Number one for English language teachers

Keith's Corner: Entry 7: An arctic winter

Type: Article

In his seventh diary entry, Keith and his learners warm up through the winter with an artic-centred theme.

It makes a lot of sense to look at arctic animals and habitats in the middle of winter, particularly in a country like Bulgaria which gets its share of sub-zero temperatures and plenty of snow to boot!

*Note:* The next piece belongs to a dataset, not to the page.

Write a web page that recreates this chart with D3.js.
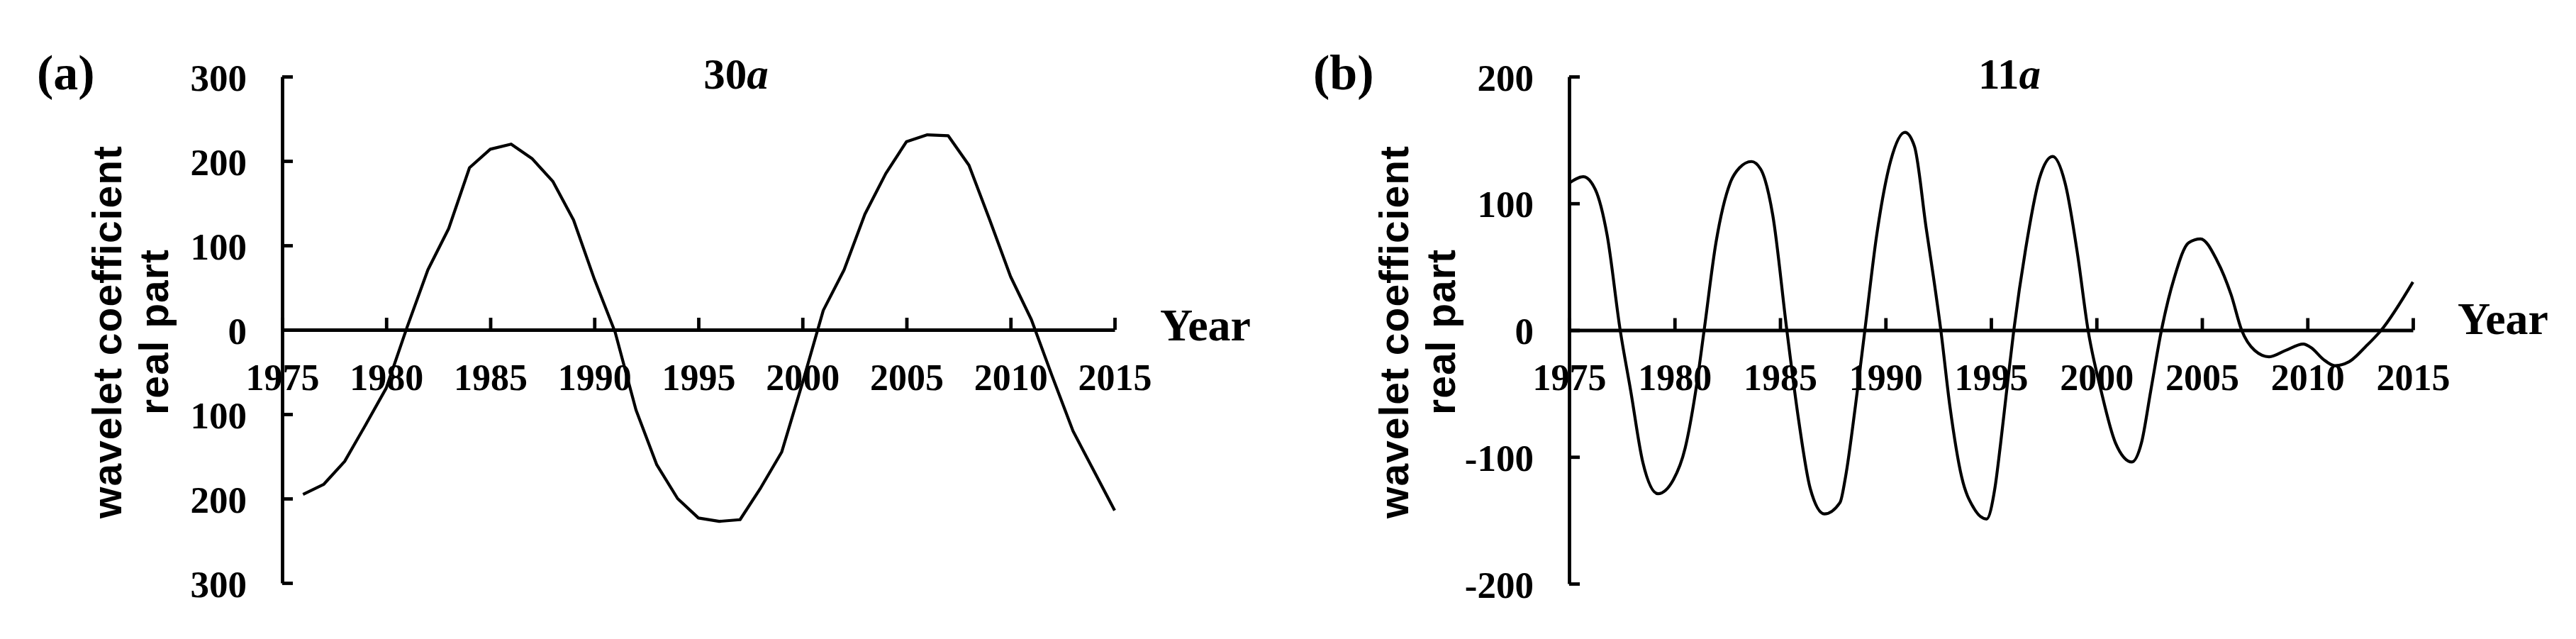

Can you waddle like a penguin?

Though we have a circle time routine with every group, it’s always a good idea to have a ‘warm-up’ activity to get everyone in the mood for the topic to come. An example warm-up for the arctic theme is a penguin waddling race, where the children are split into two groups and they have to waddle between two lines and back again in a relay. Great fun!

Penguins and walruses

I love to get the children doing arts and crafts activities for all of the topics we cover and there are plenty of opportunities with an arctic theme. Penguins make great puppets which the children love to play with. We also made paper-bag walruses and created a special corner in the classroom for all of our arctic animal creations.

Arctic habitats

Part of the art work involved the children preparing a 3D arctic scene. They started by painting the ice and the cold waters, then they added cotton wool snow to complete the scene, before adding their chosen animals to their habitats.

Where’s the arctic?

We looked at a map of the world with the children and talked about where our latest theme is located. The children located the coldest places on the planet and we placed some animals in these areas. We were able to recycle these animals for a number of activities.

Sorting animals

When exploring an arctic theme, a useful sorting activity is to arrange animals, usually using colour flash cards, into three groups stuck on the white board. We had animals which live in water, animals which live on land and animals which live both in water and on land. Sometimes we did this as a race but more frequently we did this as a game of ’fish’ where the children had to pair up the animals and place them in the correct habitat.

Ice science

We can learn a lot about science from a chunk of ice. It’s interesting to talk to children about the different states that water can take depending on the different conditions it’s found in. We asked the children to make predictions about what would happen to the ice if we changed the conditions, for example by putting it into bowls with water at different temperatures. The children observed the changes to the ice as they carried out their experiment.

Wax snow scenes

Our arctic art theme continued with some wonderful ice and snow pictures, created using wax and paint. The children drew pictures with wax crayons, then brushed over their drawings with blue paint. Everyone loved seeing their pictures appear under the ice-cold snow and rain!

Lastly, we had some more artistic fun by letting the children get their hands into ’snow’ paint and create their own arctic scenes on a large tray, using only their hands and fingers.

It’s amazing what you can create with just a blob of paint and your hands!